Constitutional revision hangs in balance of Japan's election

Abe's ruling bloc and others appear on bubble for required two-thirds majority

Japanese voters listen to candidates speak in Kobe on July 14, one week before the Diet upper house election.   © Kyodo

TOKYO -- Japan's ruling coalition and other parties in favor of revising the constitution appear on the edge of maintaining two-thirds of the seats in the Diet's upper house after the July 21 election, the threshold needed for them to begin the amendment process.

Prime Minister Shinzo Abe has long sought to amend Article 9 of Japan's pacifist constitution to enshrine the role of the country's Self-Defense Forces. Any proposal to amend the constitution needs two-thirds of the vote in each house of parliament before earning a simple majority from the public in a referendum.

Members of the upper house serve six-year terms, with about half the seats up for grabs every three years. The upcoming contest involves 124 seats, of which 74 will be chosen through constituency races and the remaining 50 by proportional representation.

Abe's ruling Liberal Democratic Party and the other pro-revision parties need to win 85 seats in the election in order to have the 164 seats required in the upper house to pass a proposal with a two-thirds supermajority.

The LDP leads in about 70% of the 32 districts with one contested seat, mainly in western Japan, Nikkei's nationwide poll and research show. Of the districts with two to six contested seats, the ruling party is expected to secure at least one seat in each of them, while eyeing a second seat in some. As for proportional representation, the party may improve from the 19 spots won last time.

Junior coalition partner Komeito, which controls 11 of the contested seats, is on track to increase its strength in the Diet's upper chamber.
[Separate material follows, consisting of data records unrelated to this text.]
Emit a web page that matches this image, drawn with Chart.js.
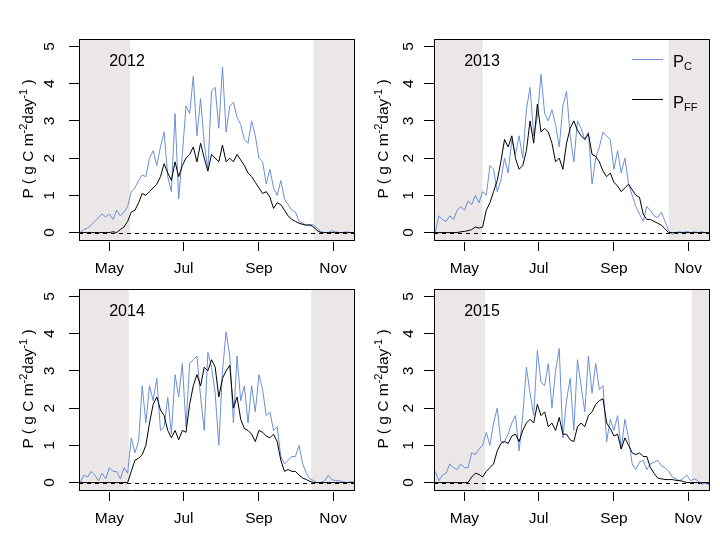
<!DOCTYPE html>
<html>
<head>
<meta charset="utf-8">
<script src="https://cdn.jsdelivr.net/npm/chart.js@4"></script>
<style>
  body { margin: 0; background: #fff; width: 720px; height: 540px; position: relative; overflow: hidden;
         font-family: Arial, "Liberation Sans", sans-serif; color: #000; }
  canvas { position: absolute; }
  .ytitle { position: absolute; white-space: nowrap; font-size: 15.5px; line-height: 15px; height: 15px;
            transform: translate(-50%, -50%) rotate(-90deg); }
  .ytitle sup { font-size: 11px; line-height: 0; vertical-align: 6px; }
  .legline { position: absolute; width: 31px; height: 0; }
  .legtxt { position: absolute; font-size: 16.5px; line-height: 16px; white-space: nowrap; }
  .legtxt sub { font-size: 11px; line-height: 0; vertical-align: -3px; }
</style>
</head>
<body>

<canvas id="c2012" width="360" height="290" style="left:0;top:0"></canvas>
<canvas id="c2013" width="360" height="290" style="left:360px;top:0"></canvas>
<canvas id="c2014" width="360" height="290" style="left:0;top:250px"></canvas>
<canvas id="c2015" width="360" height="290" style="left:360px;top:250px"></canvas>

<div class="ytitle" style="left:27px;top:139px">P ( g C m<sup>-2</sup>day<sup>-1</sup> )</div>
<div class="ytitle" style="left:382px;top:139px">P ( g C m<sup>-2</sup>day<sup>-1</sup> )</div>
<div class="ytitle" style="left:27px;top:389px">P ( g C m<sup>-2</sup>day<sup>-1</sup> )</div>
<div class="ytitle" style="left:382px;top:389px">P ( g C m<sup>-2</sup>day<sup>-1</sup> )</div>

<div class="legline" style="left:632px;top:59px;border-top:1px solid #6b8fd6"></div>
<div class="legtxt" style="left:673px;top:53px">P<sub>C</sub></div>
<div class="legline" style="left:632px;top:99px;border-top:1px solid #000"></div>
<div class="legtxt" style="left:673px;top:94px">P<sub>FF</sub></div>

<script>
// day of year, one value every 3 days
const days = [97,100,103,106,109,112,115,118,121,124,127,130,133,136,139,142,145,148,151,154,
  157,160,163,166,169,172,175,178,181,184,187,190,193,196,199,202,205,208,211,214,
  217,220,223,226,229,232,235,238,241,244,247,250,253,256,259,262,265,268,271,274,
  277,280,283,286,289,292,295,298,301,304,307,310,313,316,319,322];

const tickDays = [121, 182, 244, 305];
const tickLabels = ["May", "Jul", "Sep", "Nov"];
const yTicks = [0, 1, 2, 3, 4, 5];
const years = ["2012", "2013", "2014", "2015"];

// P_C (blue) and P_FF (black), g C m-2 day-1
const pc2012 = [0.0,0.08,0.12,0.2,0.3,0.4,0.5,0.42,0.5,0.35,
  0.6,0.45,0.55,0.7,1.1,1.2,1.4,1.55,1.5,2.0,
  2.2,1.8,2.3,2.7,1.5,1.1,3.2,0.9,2.1,3.4,
  3.2,4.2,2.6,3.6,2.4,1.7,3.8,3.9,2.8,4.45,
  2.7,3.4,3.5,3.1,2.9,2.5,2.4,3.0,2.6,2.0,
  1.9,1.3,1.7,1.2,1.0,1.4,0.9,0.75,0.6,0.55,
  0.3,0.25,0.2,0.22,0.2,0.12,0.02,0.0,0.0,0.05,
  0.02,0.0,0.0,0.02,0.0,0.0];
const pff2012 = [0,0,0,0,0,0,0,0,0,0.02,
  0,0.08,0.15,0.3,0.55,0.6,0.8,1.05,1.0,1.1,
  1.2,1.3,1.5,1.85,1.6,1.4,1.9,1.5,1.8,2.0,
  2.1,2.3,1.9,2.4,2.0,1.65,2.1,2.0,1.9,2.35,
  1.9,2.0,1.9,2.1,1.95,1.8,1.6,1.5,1.35,1.2,
  1.05,1.1,0.95,0.65,0.8,0.75,0.6,0.45,0.35,0.3,
  0.25,0.22,0.2,0.2,0.15,0.05,0,0,0,0,
  0,0,0,0,0,0];

const pc2013 = [0.0,0.45,0.35,0.3,0.45,0.35,0.6,0.7,0.6,0.85,
  0.75,1.0,0.8,1.1,1.0,1.8,1.7,1.1,1.4,2.0,
  1.6,2.5,2.1,2.6,2.0,3.3,3.9,2.6,3.1,4.25,
  3.2,3.0,3.3,2.9,2.3,3.4,3.8,2.6,1.9,3.0,
  2.8,2.5,2.7,1.3,2.0,2.3,2.7,2.6,2.5,1.7,
  2.2,1.6,2.0,1.3,1.0,0.7,0.5,0.3,0.7,0.6,
  0.45,0.4,0.55,0.3,0.05,-0.05,0.0,0.02,0.0,0.03,
  0.0,0.02,0.0,0.02,0.0,0.0];
const pff2013 = [0,0,0,0,0,0,0,0.02,0.03,0.05,
  0.08,0.15,0.12,0.15,0.6,0.8,1.1,1.4,1.9,2.5,
  2.3,2.6,2.0,1.7,1.8,2.2,3.0,2.4,3.45,2.7,
  2.8,2.7,2.4,1.9,2.0,1.7,2.4,2.8,3.0,2.75,
  2.6,2.5,2.65,2.1,2.05,1.9,1.65,1.5,1.6,1.35,
  1.25,1.1,1.2,1.3,1.15,1.0,0.95,0.5,0.35,0.35,
  0.3,0.25,0.2,0.1,0,0,0,0,0,0,
  0,0,0,0,0,0];

const pc2014 = [0.0,0.2,0.15,0.3,0.2,0.05,0.25,0.1,0.4,0.3,
  0.3,0.1,0.4,0.25,1.2,0.8,1.1,2.6,1.6,2.6,
  2.2,2.8,1.4,1.5,2.3,1.3,2.9,2.3,3.2,1.5,
  3.2,3.3,3.4,2.3,1.4,3.5,3.1,2.4,1.0,3.0,
  4.05,3.4,1.6,3.4,2.2,2.6,1.6,2.6,1.9,2.9,
  2.5,1.8,1.9,1.4,1.5,0.7,0.5,0.6,0.7,0.7,
  1.0,0.5,0.25,0.1,0.05,0.0,0.0,0.05,0.2,0.08,
  0.05,0.05,0.02,0.0,0.02,0.02];
const pff2014 = [0,0,0,0,0,0,0,0,0,0,
  0,0,0,0,0.3,0.6,0.65,0.75,1.0,1.6,
  2.1,2.3,1.95,1.8,1.4,1.2,1.4,1.15,1.4,1.35,
  2.1,2.6,2.9,2.6,3.1,3.0,3.3,3.1,2.3,2.8,
  3.0,3.15,2.0,2.3,1.7,1.45,1.4,1.3,1.1,1.4,
  1.35,1.25,1.2,1.3,1.1,0.6,0.3,0.35,0.3,0.3,
  0.2,0.12,0.08,0.03,0,0,0,0,0,0,
  0,0,0,0,0,0];

const pc2015 = [0.3,0.05,0.2,0.25,0.5,0.4,0.35,0.5,0.4,0.4,
  0.8,0.75,0.9,1.0,1.35,1.0,1.6,2.0,1.1,1.1,
  1.3,1.6,1.8,0.85,1.8,3.1,2.4,1.8,3.55,2.7,
  2.6,3.2,2.0,3.0,3.6,1.2,2.2,2.8,1.4,3.3,
  2.6,1.9,3.4,2.4,3.2,2.5,2.6,1.1,1.7,1.4,
  1.8,0.9,1.7,1.2,0.5,0.35,0.55,0.6,0.35,0.5,
  0.55,0.6,0.45,0.4,0.3,0.15,0.1,0.05,0.12,0.2,
  0.05,0.1,0.05,-0.05,-0.02,-0.05];
const pff2015 = [0,0,0,0,0,0,0,0,0,0,
  0.15,0.25,0.22,0.15,0.3,0.4,0.5,0.85,1.05,1.1,
  1.05,1.25,1.3,1.1,1.4,1.6,1.7,1.6,2.1,1.8,
  1.9,1.5,1.6,1.4,1.75,1.3,1.3,1.15,1.1,1.5,
  1.6,1.5,1.8,1.9,2.1,2.2,2.25,1.6,1.45,1.25,
  1.3,0.9,1.2,1.0,0.8,0.75,0.8,0.7,0.7,0.4,
  0.25,0.12,0.1,0.08,0.08,0.08,0.06,0.05,0.03,0,
  0,0,0,0,0,0];

// shaded periods: before / after these days
const shade2012 = [138, 289];
const shade2013 = [136, 289];
const shade2014 = [137, 287];
const shade2015 = [138, 308];

const FONT = 'Arial, "Liberation Sans", sans-serif';

/* ---------- R-like drawing bits ---------- */

const rStyle = {
  id: 'rStyle',
  beforeDatasetsDraw(chart, args, opts) {
    const { ctx, chartArea: a, scales: { x, y } } = chart;
    ctx.save();
    ctx.fillStyle = '#ebe7e7';
    const x1 = x.getPixelForValue(opts.shade[0]);
    const x2 = x.getPixelForValue(opts.shade[1]);
    ctx.fillRect(a.left, a.top, x1 - a.left, a.height);
    ctx.fillRect(x2, a.top, a.right - x2, a.height);

    // dashed zero line
    const y0 = Math.round(y.getPixelForValue(0)) + 0.5;
    ctx.strokeStyle = '#000';
    ctx.lineWidth = 1;
    ctx.setLineDash([4, 4]);
    ctx.beginPath();
    ctx.moveTo(a.left, y0);
    ctx.lineTo(a.right, y0);
    ctx.stroke();
    ctx.restore();
  },
  afterDraw(chart, args, opts) {
    const { ctx, chartArea: a, scales: { y } } = chart;
    ctx.save();
    ctx.strokeStyle = '#000';
    ctx.lineWidth = 1;
    ctx.strokeRect(Math.round(a.left) + 0.5, Math.round(a.top) + 0.5,
      Math.round(a.width) - 1, Math.round(a.height));

    // rotated y tick labels
    ctx.fillStyle = '#000';
    ctx.font = '15.5px ' + FONT;
    ctx.textAlign = 'center';
    ctx.textBaseline = 'alphabetic';
    yTicks.forEach(v => {
      ctx.save();
      ctx.translate(a.left - opts.labelOff + 5.5, y.getPixelForValue(v));
      ctx.rotate(-Math.PI / 2);
      ctx.fillText(String(v), 0, 0);
      ctx.restore();
    });

    // year
    ctx.font = '16px ' + FONT;
    ctx.fillText(opts.year, a.left + 48, a.top + 27);
    ctx.restore();
  }
};

function makePanel(id, year, pc, pff, shade, yWidth, padRight, labelOff) {
  new Chart(document.getElementById(id), {
    type: 'line',
    data: {
      datasets: [
        {
          label: 'PFF',
          data: days.map((d, i) => ({ x: d, y: pff[i] })),
          borderColor: '#000000',
          borderWidth: 1,
          pointRadius: 0,
          tension: 0,
          order: 0
        },
        {
          label: 'PC',
          data: days.map((d, i) => ({ x: d, y: pc[i] })),
          borderColor: '#6b8fd6',
          borderWidth: 1,
          pointRadius: 0,
          tension: 0,
          order: 1
        }
      ]
    },
    options: {
      responsive: false,
      animation: false,
      devicePixelRatio: 1,
      events: [],
      layout: { padding: { left: 0, top: 39, right: padRight, bottom: 0 } },
      plugins: {
        legend: { display: false },
        tooltip: { enabled: false },
        rStyle: { shade: shade, year: year, labelOff: labelOff }
      },
      scales: {
        x: {
          type: 'linear',
          min: 96,
          max: 323,
          afterBuildTicks: s => { s.ticks = tickDays.map(v => ({ value: v })); },
          afterFit: s => { s.height = 50; },
          border: { display: false },
          grid: {
            drawOnChartArea: false,
            drawTicks: true,
            tickLength: 11,
            tickColor: '#000',
            tickWidth: 1,
            tickBorderDash: [0, 2, 9, 20]
          },
          ticks: {
            autoSkip: false,
            maxRotation: 0,
            padding: 8,
            color: '#000',
            font: { family: FONT, size: 15.5 },
            callback: v => tickLabels[tickDays.indexOf(v)]
          }
        },
        y: {
          min: -0.2,
          max: 5.2,
          afterBuildTicks: s => { s.ticks = yTicks.map(v => ({ value: v })); },
          afterFit: s => { s.width = yWidth; },
          border: { display: false },
          grid: {
            drawOnChartArea: false,
            drawTicks: true,
            tickLength: 10,
            tickColor: '#000',
            tickWidth: 1
          },
          ticks: { display: false }
        }
      }
    },
    plugins: [rStyle]
  });
}

makePanel('c2012', years[0], pc2012, pff2012, shade2012, 79, 5, 31);
makePanel('c2013', years[1], pc2013, pff2013, shade2013, 74, 10, 27);
makePanel('c2014', years[2], pc2014, pff2014, shade2014, 79, 5, 31);
makePanel('c2015', years[3], pc2015, pff2015, shade2015, 74, 10, 27);
</script>
</body>
</html>
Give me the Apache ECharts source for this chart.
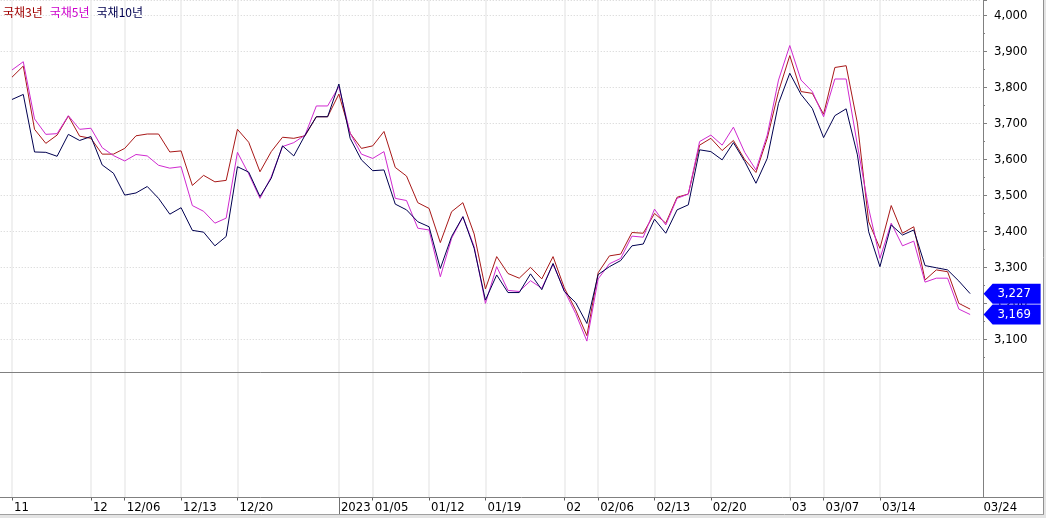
<!DOCTYPE html>
<html>
<head>
<meta charset="utf-8">
<script src="https://cdn.jsdelivr.net/npm/echarts@6/dist/echarts.min.js"></script>
<style>
html,body{margin:0;padding:0;background:#fff;}
#chart{width:1046px;height:518px;}
</style>
</head>
<body>
<div id="chart"></div>
<script>
const seriesNames = ['국채3년', '국채5년', '국채10년'];
const dates = [
 '11/22','11/23','11/24','11/25','11/28','11/29','11/30',
 '12/01','12/02','12/05','12/06','12/07','12/08','12/09','12/12','12/13','12/14','12/15','12/16','12/19','12/20','12/21','12/22','12/23','12/26','12/27','12/28','12/29','12/30',
 '01/02','01/03','01/04','01/05','01/06','01/09','01/10','01/11','01/12','01/13','01/16','01/17','01/18','01/19','01/20','01/25','01/26','01/27','01/30','01/31',
 '02/01','02/02','02/03','02/06','02/07','02/08','02/09','02/10','02/13','02/14','02/15','02/16','02/17','02/20','02/21','02/22','02/23','02/24','02/27','02/28',
 '03/02','03/03','03/06','03/07','03/08','03/09','03/10','03/13','03/14','03/15','03/16','03/17','03/20','03/21','03/22','03/23','03/24'
];
const bond3 = [3829,3860,3684,3645,3668,3721,3665,3659,3615,3615,
 3631,3666,3671,3671,3621,3624,3528,3556,3538,3542,
 3684,3648,3566,3622,3662,3659,3666,3719,3719,3782,
 3673,3631,3638,3678,3578,3554,3480,3464,3369,3455,
 3480,3393,3240,3330,3283,3270,3300,3268,3330,3243,
 3182,3110,3285,3332,3337,3397,3395,3450,3423,3495,
 3504,3640,3659,3625,3653,3600,3564,3659,3789,3889,
 3789,3784,3726,3856,3861,3701,3427,3353,3472,3395,
 3413,3265,3293,3288,3200,3184];
const bond5 = [3849,3872,3713,3670,3672,3722,3684,3687,3633,3611,
 3596,3614,3610,3584,3576,3580,3472,3456,3423,3437,
 3620,3560,3492,3552,3636,3647,3668,3749,3749,3803,
 3673,3615,3603,3622,3492,3486,3409,3404,3274,3381,
 3441,3358,3200,3302,3236,3233,3263,3242,3309,3236,
 3172,3095,3268,3310,3325,3387,3384,3462,3418,3492,
 3504,3650,3668,3640,3690,3620,3571,3668,3821,3917,
 3821,3789,3719,3824,3824,3640,3464,3325,3423,3360,
 3373,3259,3270,3270,3184,3169];
const bond10 = [3767,3781,3621,3620,3609,3670,3653,3664,3585,3562,
 3501,3507,3525,3492,3448,3466,3403,3398,3360,3386,
 3580,3565,3497,3548,3638,3610,3668,3719,3719,3810,
 3659,3599,3569,3571,3476,3460,3427,3413,3297,3386,
 3441,3353,3209,3279,3230,3230,3282,3238,3311,3233,
 3202,3144,3280,3302,3319,3360,3365,3434,3395,3460,
 3474,3627,3622,3599,3647,3595,3534,3603,3756,3840,
 3781,3742,3661,3722,3741,3613,3399,3302,3418,3390,
 3404,3305,3299,3293,3262,3227];
const tickDates = ['11/22','12/01','12/06','12/13','12/20','01/02','01/05','01/12','01/19','02/01','02/06','02/13','02/20','03/02','03/07','03/14'];
const tickTexts = ['11','12','12/06','12/13','12/20','2023','01/05','01/12','01/19','02','02/06','02/13','02/20','03','03/07','03/14'];
const yearDates = ['01/02'];
const lastDate = dates[dates.length - 1];

const lineColors = ['#a81818', '#d02ad0', '#000050'];
const legendColors = ['#a00000', '#cc00cc', '#000050'];
const numFont = "'Liberation Sans Narrow','DejaVu Sans Condensed','Liberation Sans',sans-serif";

// padded category axis: one empty slot on each side
const cats = [''].concat(dates, ['']);
const pad = a => [null].concat(a, [null]);
const isTick = (i) => tickDates.indexOf(cats[i]) >= 0;
const fmt = v => String(Math.round(v)).replace(/\B(?=(\d{3})+(?!\d))/g, ',');

const gridLeft = 0.727;
const gridRight = 1046 - 981.4;

const tagSymbol = 'path://M0,10 L9,0 L57,0 L57,20 L9,20 Z';
function tag(value) {
  return {
    symbol: tagSymbol,
    symbolSize: [57, 20],
    symbolOffset: [42, 0],
    silent: true,
    data: [{ coord: [lastDate, value], value: value }],
    itemStyle: { color: '#0000ff' },
    label: {
      show: true, position: 'inside', offset: [2, 0],
      color: '#ffffff', fontSize: 13, fontFamily: numFont,
      formatter: p => fmt(p.value)
    }
  };
}

const option = {
  animation: false,
  backgroundColor: '#ffffff',
  legend: {
    left: -7, top: 1, icon: 'none', itemWidth: 0, itemHeight: 0, itemGap: 2,
    selectedMode: false,
    textStyle: { fontSize: 12, fontFamily: "'Noto Sans CJK KR',sans-serif" },
    data: seriesNames.map((n, i) => ({ name: n, textStyle: { color: legendColors[i] } }))
  },
  grid: [
    { left: gridLeft, right: gridRight, top: 0, height: 372.7 },
    { left: gridLeft, right: gridRight, top: 372.7, height: 124.8 }
  ],
  xAxis: [
    {
      type: 'category', gridIndex: 0, data: cats, boundaryGap: false,
      axisLine: { show: false }, axisTick: { show: false }, axisLabel: { show: false },
      splitLine: { show: true, interval: (i) => isTick(i), lineStyle: { color: '#ebebeb', width: 1.5 } }
    },
    {
      type: 'category', gridIndex: 1, data: cats, boundaryGap: false, position: 'bottom',
      axisLine: { show: false },
      axisTick: { show: true, interval: (i) => isTick(i), length: 3, lineStyle: { color: '#606060' } },
      axisLabel: {
        show: true, interval: (i) => isTick(i) || i === cats.length - 1,
        align: 'left', margin: 4, padding: [0, 0, 0, 2],
        color: '#000', fontSize: 13, fontFamily: numFont,
        formatter: (v, i) => {
          if (i === cats.length - 1) return lastDate;
          const k = tickDates.indexOf(v);
          return k >= 0 ? tickTexts[k] : '';
        }
      },
      splitLine: { show: true, interval: (i) => isTick(i), lineStyle: { color: '#ebebeb', width: 1.5 } }
    },
    {
      type: 'category', gridIndex: 1, data: cats, boundaryGap: false, position: 'bottom',
      axisLine: { show: false }, axisLabel: { show: false }, splitLine: { show: false },
      axisTick: { show: true, interval: (i) => yearDates.indexOf(cats[i]) >= 0, length: 18, lineStyle: { color: '#707070' } }
    }
  ],
  yAxis: [
    {
      type: 'value', gridIndex: 0, position: 'right', offset: 1.6,
      min: 3007.1, max: 4043.7, minInterval: 100, maxInterval: 100,
      axisLine: { show: true, lineStyle: { color: '#808080' } },
      axisTick: { show: true, length: 4, lineStyle: { color: '#808080' } },
      minorTick: { show: true, splitNumber: 2, length: 2, lineStyle: { color: '#808080' } },
      axisLabel: {
        show: true, margin: 11, showMinLabel: false, showMaxLabel: false,
        color: '#000', fontSize: 13, fontFamily: numFont,
        formatter: v => fmt(v)
      },
      splitLine: { show: true, lineStyle: { color: '#d2d2d2', type: [1, 2] } }
    },
    {
      type: 'value', gridIndex: 1, position: 'right', offset: 1.6,
      axisLine: { show: true, lineStyle: { color: '#808080' } },
      axisTick: { show: false }, axisLabel: { show: false }, splitLine: { show: false }
    }
  ],
  series: [
    {
      name: seriesNames[0], type: 'line', xAxisIndex: 0, yAxisIndex: 0,
      data: pad(bond3), symbol: 'none', connectNulls: false,
      lineStyle: { color: lineColors[0], width: 1 }, itemStyle: { color: lineColors[0] }, z: 3
    },
    {
      name: seriesNames[1], type: 'line', xAxisIndex: 0, yAxisIndex: 0,
      data: pad(bond5), symbol: 'none',
      lineStyle: { color: lineColors[1], width: 1 }, itemStyle: { color: lineColors[1] }, z: 4,
      markPoint: tag(bond5[bond5.length - 1])
    },
    {
      name: seriesNames[2], type: 'line', xAxisIndex: 0, yAxisIndex: 0,
      data: pad(bond10), symbol: 'none',
      lineStyle: { color: lineColors[2], width: 1 }, itemStyle: { color: lineColors[2] }, z: 5,
      markPoint: tag(bond10[bond10.length - 1])
    }
  ],
  graphic: [
    { type: 'line', silent: true, z: 10, shape: { x1: 0, y1: 372.5, x2: 1043, y2: 372.5 }, style: { stroke: '#808080', lineWidth: 1 } },
    { type: 'line', silent: true, z: 10, shape: { x1: 0, y1: 497.5, x2: 1043, y2: 497.5 }, style: { stroke: '#808080', lineWidth: 1 } },
    { type: 'line', silent: true, z: 10, shape: { x1: 1043.5, y1: 0, x2: 1043.5, y2: 515 }, style: { stroke: '#909090', lineWidth: 1 } },
    { type: 'rect', silent: true, z: 10, shape: { x: 0, y: 515, width: 1046, height: 3 }, style: { fill: '#e4e4e4', stroke: null } },
    { type: 'line', silent: true, z: 10, shape: { x1: 0, y1: 514.5, x2: 1046, y2: 514.5 }, style: { stroke: '#a0a0a0', lineWidth: 1 } },
    { type: 'rect', silent: true, z: 10, shape: { x: 1044, y: 0, width: 2, height: 518 }, style: { fill: '#e4e4e4', stroke: null } }
  ]
};

const chart = echarts.init(document.getElementById('chart'), null, { renderer: 'canvas' });
chart.setOption(option);
</script>
</body>
</html>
The LDP and Komeito look set to take more than the 63 seats that would let them retain a simple majority.

One of the pro-revision parties outside the coalition, Nippon Ishin no Kai, is on track to win two seats in the Osaka district, in addition to about four seats via proportional representation.

The Nikkei poll found a 49% approval rating for Japan's cabinet, while 35% disapprove. However, public support for amending the constitution was split evenly, at 38% each for and against.

A constitutional amendment was favored by 59% of LDP supporters, along with 40% of Komeito supporters. But 77% of those backing the opposition Constitutional Democratic Party of Japan were against the proposal, as were 76% of supporters of the Japanese Communist Party.

The Constitutional Democrats look to double the nine contested constituency seats the party now holds and aim to pick up 10 proportional slots. Such gains would bolster the CDP's presence in the upper house, putting it well above 30 seats.

Meanwhile, the fellow opposition Democratic Party for the People appears likely to lose some of the eight contested seats it now holds.

Opposition parties cooperated and fielded joint candidates in the 32 single-seat districts, but they are faring poorly in most areas besides the Tohoku region of northern Japan.

Abe's ruling coalition already has a two-thirds majority in the Diet's lower house.

The poll was carried out by Nikkei Research via random-digit dialing from Friday to Sunday, receiving 26,826 responses from eligible voters, for a response rate of 53%.